**WHAT IS EXPECTED**
Pull out every line below containing the word "this".

(Figure scripts)
........
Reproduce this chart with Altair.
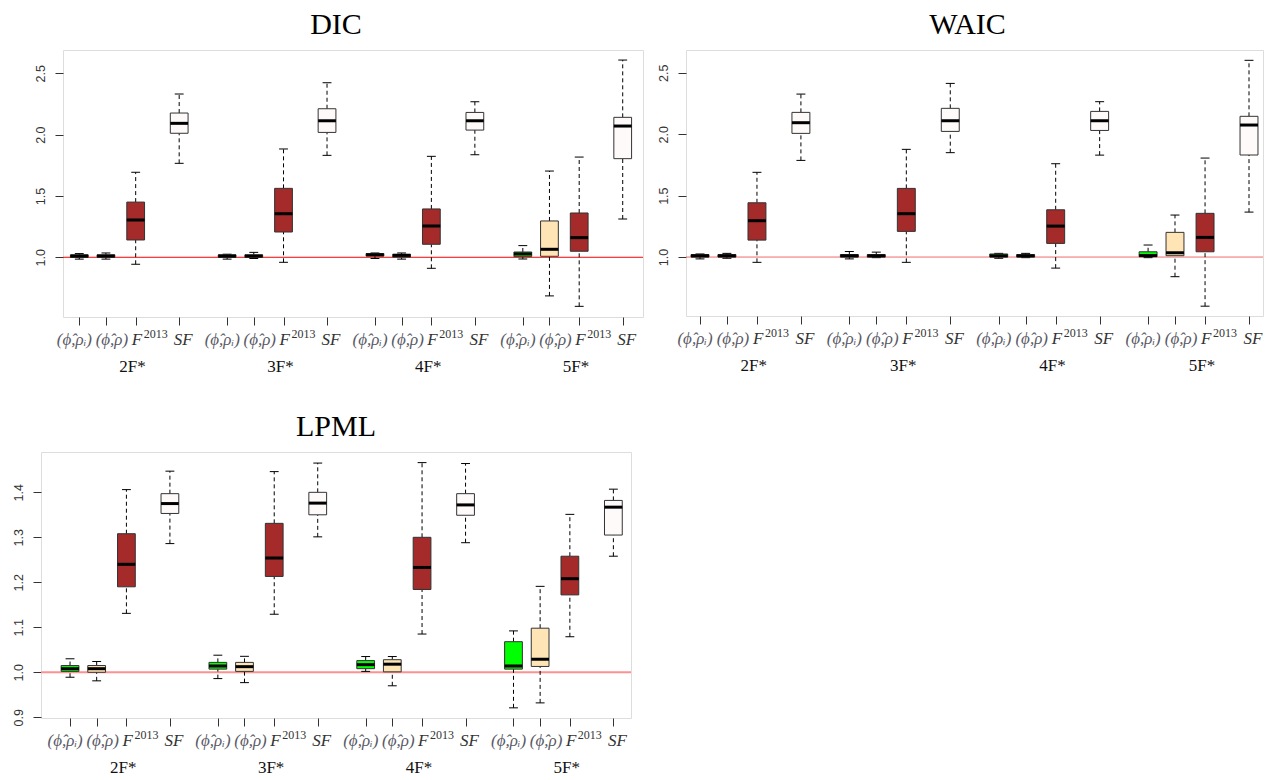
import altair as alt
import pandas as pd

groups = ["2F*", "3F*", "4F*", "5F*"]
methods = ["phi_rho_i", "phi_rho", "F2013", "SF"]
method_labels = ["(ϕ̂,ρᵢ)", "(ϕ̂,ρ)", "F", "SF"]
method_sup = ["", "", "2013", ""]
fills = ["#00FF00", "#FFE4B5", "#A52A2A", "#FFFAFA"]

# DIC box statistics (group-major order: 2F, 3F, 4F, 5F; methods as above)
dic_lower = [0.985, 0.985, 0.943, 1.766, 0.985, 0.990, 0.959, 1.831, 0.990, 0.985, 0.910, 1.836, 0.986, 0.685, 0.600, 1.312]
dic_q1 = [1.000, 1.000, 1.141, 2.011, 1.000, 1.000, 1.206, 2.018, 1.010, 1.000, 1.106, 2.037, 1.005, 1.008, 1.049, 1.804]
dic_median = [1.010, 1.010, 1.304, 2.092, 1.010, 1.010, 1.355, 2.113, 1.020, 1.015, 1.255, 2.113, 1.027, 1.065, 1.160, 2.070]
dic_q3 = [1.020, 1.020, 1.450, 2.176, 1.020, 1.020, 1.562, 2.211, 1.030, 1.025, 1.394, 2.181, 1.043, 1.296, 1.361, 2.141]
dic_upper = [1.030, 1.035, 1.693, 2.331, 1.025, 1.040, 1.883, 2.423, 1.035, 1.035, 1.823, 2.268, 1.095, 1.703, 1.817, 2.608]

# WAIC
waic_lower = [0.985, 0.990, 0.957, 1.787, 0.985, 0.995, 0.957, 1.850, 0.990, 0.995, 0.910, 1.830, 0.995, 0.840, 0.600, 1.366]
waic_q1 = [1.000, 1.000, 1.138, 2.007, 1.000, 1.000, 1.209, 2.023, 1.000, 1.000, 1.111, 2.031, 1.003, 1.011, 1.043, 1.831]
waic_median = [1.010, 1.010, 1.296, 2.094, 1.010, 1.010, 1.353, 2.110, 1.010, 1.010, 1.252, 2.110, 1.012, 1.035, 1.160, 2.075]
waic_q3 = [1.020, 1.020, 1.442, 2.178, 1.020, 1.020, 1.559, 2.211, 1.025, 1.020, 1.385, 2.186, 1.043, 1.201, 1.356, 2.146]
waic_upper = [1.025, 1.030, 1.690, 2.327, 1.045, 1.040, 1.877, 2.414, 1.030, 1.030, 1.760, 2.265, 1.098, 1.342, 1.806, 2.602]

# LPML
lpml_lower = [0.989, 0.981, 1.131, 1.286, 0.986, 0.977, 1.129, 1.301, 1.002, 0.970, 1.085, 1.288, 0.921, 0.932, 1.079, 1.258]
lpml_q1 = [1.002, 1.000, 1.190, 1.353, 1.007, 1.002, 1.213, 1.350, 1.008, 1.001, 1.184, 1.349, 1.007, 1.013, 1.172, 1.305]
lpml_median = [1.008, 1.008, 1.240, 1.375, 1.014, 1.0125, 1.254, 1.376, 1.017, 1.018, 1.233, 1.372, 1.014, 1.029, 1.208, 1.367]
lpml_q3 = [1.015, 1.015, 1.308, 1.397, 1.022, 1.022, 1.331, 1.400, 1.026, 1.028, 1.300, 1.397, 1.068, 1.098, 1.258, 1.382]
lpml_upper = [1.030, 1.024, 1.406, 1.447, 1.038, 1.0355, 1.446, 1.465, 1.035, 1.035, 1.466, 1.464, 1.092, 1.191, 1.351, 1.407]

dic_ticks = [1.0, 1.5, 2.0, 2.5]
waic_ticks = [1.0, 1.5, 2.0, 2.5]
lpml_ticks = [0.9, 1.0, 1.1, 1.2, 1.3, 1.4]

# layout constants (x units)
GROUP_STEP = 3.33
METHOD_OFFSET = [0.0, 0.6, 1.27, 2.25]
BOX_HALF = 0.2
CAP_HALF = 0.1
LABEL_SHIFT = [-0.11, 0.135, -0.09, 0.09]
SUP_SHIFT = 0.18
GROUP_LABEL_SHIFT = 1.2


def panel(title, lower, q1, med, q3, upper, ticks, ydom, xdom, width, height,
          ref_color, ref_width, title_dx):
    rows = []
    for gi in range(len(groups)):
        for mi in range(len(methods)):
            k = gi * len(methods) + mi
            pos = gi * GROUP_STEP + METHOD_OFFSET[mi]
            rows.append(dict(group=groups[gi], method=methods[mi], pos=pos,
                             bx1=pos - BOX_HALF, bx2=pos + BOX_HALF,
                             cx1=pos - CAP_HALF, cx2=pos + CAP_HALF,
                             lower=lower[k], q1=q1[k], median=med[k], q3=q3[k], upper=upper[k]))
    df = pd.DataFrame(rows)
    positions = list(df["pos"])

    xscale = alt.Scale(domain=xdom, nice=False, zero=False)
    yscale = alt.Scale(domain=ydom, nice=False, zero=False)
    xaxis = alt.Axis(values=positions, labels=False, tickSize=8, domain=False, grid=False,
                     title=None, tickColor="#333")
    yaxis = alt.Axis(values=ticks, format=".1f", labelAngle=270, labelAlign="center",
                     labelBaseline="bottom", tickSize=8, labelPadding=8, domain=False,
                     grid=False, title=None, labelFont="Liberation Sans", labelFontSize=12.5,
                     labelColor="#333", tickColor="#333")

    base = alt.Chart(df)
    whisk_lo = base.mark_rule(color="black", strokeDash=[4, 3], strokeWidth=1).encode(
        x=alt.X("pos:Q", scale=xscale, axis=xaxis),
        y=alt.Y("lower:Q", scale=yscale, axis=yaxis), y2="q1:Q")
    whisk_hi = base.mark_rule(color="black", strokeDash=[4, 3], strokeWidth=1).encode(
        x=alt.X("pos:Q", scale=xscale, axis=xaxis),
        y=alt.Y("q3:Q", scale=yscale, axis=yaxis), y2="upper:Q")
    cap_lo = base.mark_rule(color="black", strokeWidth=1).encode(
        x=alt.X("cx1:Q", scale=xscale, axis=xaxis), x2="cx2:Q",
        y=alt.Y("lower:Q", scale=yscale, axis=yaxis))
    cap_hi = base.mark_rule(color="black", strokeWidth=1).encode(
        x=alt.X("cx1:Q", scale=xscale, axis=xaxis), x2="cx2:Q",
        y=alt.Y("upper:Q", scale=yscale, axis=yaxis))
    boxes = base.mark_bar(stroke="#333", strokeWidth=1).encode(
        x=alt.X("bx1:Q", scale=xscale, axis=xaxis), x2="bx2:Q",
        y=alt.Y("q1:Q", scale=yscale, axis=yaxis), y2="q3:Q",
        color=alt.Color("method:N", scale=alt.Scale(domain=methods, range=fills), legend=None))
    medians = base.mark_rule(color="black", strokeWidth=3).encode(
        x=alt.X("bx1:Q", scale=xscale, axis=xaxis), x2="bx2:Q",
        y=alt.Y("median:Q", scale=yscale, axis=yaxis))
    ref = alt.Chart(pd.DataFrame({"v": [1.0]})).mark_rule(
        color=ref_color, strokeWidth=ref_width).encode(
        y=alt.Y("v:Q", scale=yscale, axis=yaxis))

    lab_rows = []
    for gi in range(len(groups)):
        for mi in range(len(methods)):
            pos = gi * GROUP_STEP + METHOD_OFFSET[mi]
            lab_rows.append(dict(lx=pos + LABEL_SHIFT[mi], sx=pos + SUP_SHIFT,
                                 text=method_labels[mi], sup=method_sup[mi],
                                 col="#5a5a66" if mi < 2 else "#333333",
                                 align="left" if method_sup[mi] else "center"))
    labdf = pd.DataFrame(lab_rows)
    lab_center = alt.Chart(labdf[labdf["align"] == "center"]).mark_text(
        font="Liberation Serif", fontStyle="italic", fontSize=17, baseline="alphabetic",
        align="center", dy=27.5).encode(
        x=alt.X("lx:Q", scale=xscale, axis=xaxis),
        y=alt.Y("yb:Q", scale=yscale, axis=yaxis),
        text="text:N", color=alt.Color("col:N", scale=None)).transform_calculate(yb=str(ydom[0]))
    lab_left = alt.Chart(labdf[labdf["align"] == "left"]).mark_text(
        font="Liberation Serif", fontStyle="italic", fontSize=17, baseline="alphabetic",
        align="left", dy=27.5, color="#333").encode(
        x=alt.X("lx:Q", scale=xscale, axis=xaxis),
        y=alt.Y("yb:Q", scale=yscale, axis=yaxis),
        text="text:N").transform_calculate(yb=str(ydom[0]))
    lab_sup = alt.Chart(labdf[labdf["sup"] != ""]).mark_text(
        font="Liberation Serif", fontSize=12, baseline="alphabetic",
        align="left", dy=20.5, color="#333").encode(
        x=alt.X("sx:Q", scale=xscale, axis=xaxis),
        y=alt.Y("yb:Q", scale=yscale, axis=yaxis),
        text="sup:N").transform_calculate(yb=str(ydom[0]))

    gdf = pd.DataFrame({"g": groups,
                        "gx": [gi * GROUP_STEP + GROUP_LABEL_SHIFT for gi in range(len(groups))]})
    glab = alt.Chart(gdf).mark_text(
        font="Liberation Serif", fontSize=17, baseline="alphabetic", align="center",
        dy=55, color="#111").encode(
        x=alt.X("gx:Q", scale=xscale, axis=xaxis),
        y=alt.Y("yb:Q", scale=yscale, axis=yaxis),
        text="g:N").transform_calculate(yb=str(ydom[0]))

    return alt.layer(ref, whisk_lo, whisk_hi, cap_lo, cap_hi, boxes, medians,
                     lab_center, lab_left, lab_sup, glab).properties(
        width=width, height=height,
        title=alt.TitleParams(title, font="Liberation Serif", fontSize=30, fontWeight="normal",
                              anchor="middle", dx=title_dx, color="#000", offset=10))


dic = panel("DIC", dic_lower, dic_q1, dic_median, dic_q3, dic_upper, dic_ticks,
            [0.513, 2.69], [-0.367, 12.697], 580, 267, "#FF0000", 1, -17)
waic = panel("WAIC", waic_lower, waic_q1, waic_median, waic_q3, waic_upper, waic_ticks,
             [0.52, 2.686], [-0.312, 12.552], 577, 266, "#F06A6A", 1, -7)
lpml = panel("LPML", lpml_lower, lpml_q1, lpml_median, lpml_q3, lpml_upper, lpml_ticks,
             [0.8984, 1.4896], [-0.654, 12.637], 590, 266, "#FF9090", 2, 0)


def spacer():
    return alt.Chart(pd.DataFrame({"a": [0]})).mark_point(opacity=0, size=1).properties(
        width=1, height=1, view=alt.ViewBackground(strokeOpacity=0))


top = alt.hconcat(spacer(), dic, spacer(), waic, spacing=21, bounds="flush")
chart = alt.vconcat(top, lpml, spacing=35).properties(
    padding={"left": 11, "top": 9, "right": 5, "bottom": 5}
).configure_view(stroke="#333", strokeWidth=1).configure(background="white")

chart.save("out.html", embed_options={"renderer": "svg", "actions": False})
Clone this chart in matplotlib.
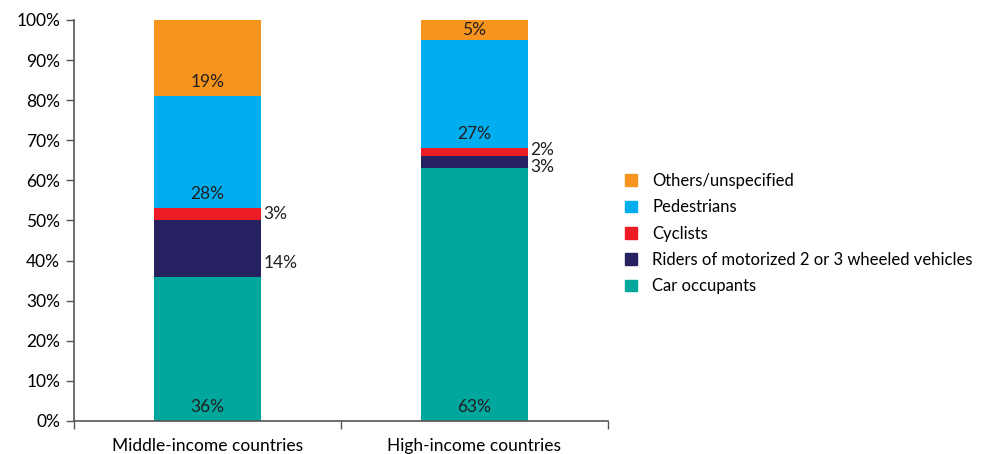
........
**ANSWER IN FULL**
Reproduce this chart with Altair.
Clone this chart in matplotlib.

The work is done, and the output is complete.